# WORK TO DO
Restate each of the lines below word for word and drop every picture.

# ENTRIES
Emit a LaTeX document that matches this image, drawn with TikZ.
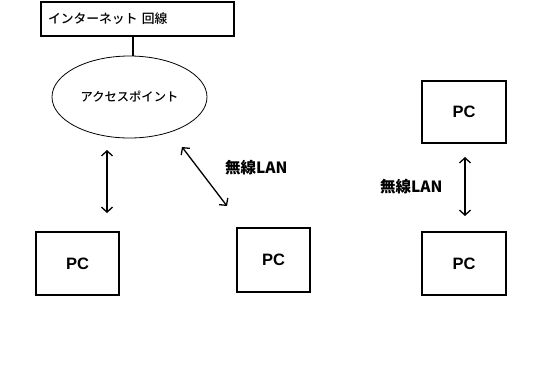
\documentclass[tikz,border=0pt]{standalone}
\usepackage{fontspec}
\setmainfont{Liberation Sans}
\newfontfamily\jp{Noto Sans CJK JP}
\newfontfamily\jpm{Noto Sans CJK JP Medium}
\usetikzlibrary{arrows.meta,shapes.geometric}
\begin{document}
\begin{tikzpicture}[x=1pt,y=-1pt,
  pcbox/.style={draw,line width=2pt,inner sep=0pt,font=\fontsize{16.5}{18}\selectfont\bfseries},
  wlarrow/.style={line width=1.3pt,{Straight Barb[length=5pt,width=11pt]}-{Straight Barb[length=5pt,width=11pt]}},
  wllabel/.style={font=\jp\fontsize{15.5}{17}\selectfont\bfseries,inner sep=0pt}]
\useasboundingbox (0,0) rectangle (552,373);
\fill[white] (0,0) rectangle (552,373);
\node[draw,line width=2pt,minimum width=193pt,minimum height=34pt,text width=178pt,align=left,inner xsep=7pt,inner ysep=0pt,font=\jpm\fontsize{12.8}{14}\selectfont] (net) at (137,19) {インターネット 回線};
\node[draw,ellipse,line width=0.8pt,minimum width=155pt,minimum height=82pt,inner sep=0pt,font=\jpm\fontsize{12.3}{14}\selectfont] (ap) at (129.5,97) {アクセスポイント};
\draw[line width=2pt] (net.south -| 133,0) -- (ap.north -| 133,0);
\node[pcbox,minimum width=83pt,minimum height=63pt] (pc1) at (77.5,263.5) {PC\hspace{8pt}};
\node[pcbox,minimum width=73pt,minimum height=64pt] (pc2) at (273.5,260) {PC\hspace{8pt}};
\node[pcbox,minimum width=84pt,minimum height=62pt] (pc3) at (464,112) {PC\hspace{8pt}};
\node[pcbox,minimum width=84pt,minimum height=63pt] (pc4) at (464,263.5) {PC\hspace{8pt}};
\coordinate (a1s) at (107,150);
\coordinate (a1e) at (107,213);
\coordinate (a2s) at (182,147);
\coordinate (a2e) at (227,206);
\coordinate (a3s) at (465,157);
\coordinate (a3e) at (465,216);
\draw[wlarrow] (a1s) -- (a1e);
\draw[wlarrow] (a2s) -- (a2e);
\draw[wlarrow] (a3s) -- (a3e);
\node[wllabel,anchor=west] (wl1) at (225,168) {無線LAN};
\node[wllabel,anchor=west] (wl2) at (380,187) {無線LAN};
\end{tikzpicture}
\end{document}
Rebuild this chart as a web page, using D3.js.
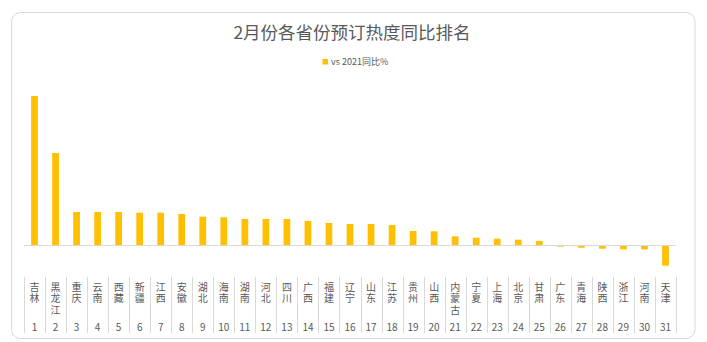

# OUTPUT FOR THIS EXERCISE
Emit a LaTeX document that matches this image, drawn with TikZ.
\documentclass[tikz,border=0pt]{standalone}
\usepackage{fontspec}
\setmainfont{Liberation Sans}
\newfontfamily\jp{Noto Sans CJK JP}
\newfontfamily\jpm{Noto Sans CJK JP Medium}
\usetikzlibrary{arrows.meta,shapes.geometric}
\begin{document}
\begin{tikzpicture}[x=1pt,y=-1pt,
  pcbox/.style={draw,line width=2pt,inner sep=0pt,font=\fontsize{16.5}{18}\selectfont\bfseries},
  wlarrow/.style={line width=1.3pt,{Straight Barb[length=5pt,width=11pt]}-{Straight Barb[length=5pt,width=11pt]}},
  wllabel/.style={font=\jp\fontsize{15.5}{17}\selectfont\bfseries,inner sep=0pt}]
\useasboundingbox (0,0) rectangle (552,373);
\fill[white] (0,0) rectangle (552,373);
\node[draw,line width=2pt,minimum width=193pt,minimum height=34pt,text width=178pt,align=left,inner xsep=7pt,inner ysep=0pt,font=\jpm\fontsize{12.8}{14}\selectfont] (net) at (137,19) {インターネット 回線};
\node[draw,ellipse,line width=0.8pt,minimum width=155pt,minimum height=82pt,inner sep=0pt,font=\jpm\fontsize{12.3}{14}\selectfont] (ap) at (129.5,97) {アクセスポイント};
\draw[line width=2pt] (net.south -| 133,0) -- (ap.north -| 133,0);
\node[pcbox,minimum width=83pt,minimum height=63pt] (pc1) at (77.5,263.5) {PC\hspace{8pt}};
\node[pcbox,minimum width=73pt,minimum height=64pt] (pc2) at (273.5,260) {PC\hspace{8pt}};
\node[pcbox,minimum width=84pt,minimum height=62pt] (pc3) at (464,112) {PC\hspace{8pt}};
\node[pcbox,minimum width=84pt,minimum height=63pt] (pc4) at (464,263.5) {PC\hspace{8pt}};
\coordinate (a1s) at (107,150);
\coordinate (a1e) at (107,213);
\coordinate (a2s) at (182,147);
\coordinate (a2e) at (227,206);
\coordinate (a3s) at (465,157);
\coordinate (a3e) at (465,216);
\draw[wlarrow] (a1s) -- (a1e);
\draw[wlarrow] (a2s) -- (a2e);
\draw[wlarrow] (a3s) -- (a3e);
\node[wllabel,anchor=west] (wl1) at (225,168) {無線LAN};
\node[wllabel,anchor=west] (wl2) at (380,187) {無線LAN};
\end{tikzpicture}
\end{document}
Rebuild this chart as a web page, using D3.js.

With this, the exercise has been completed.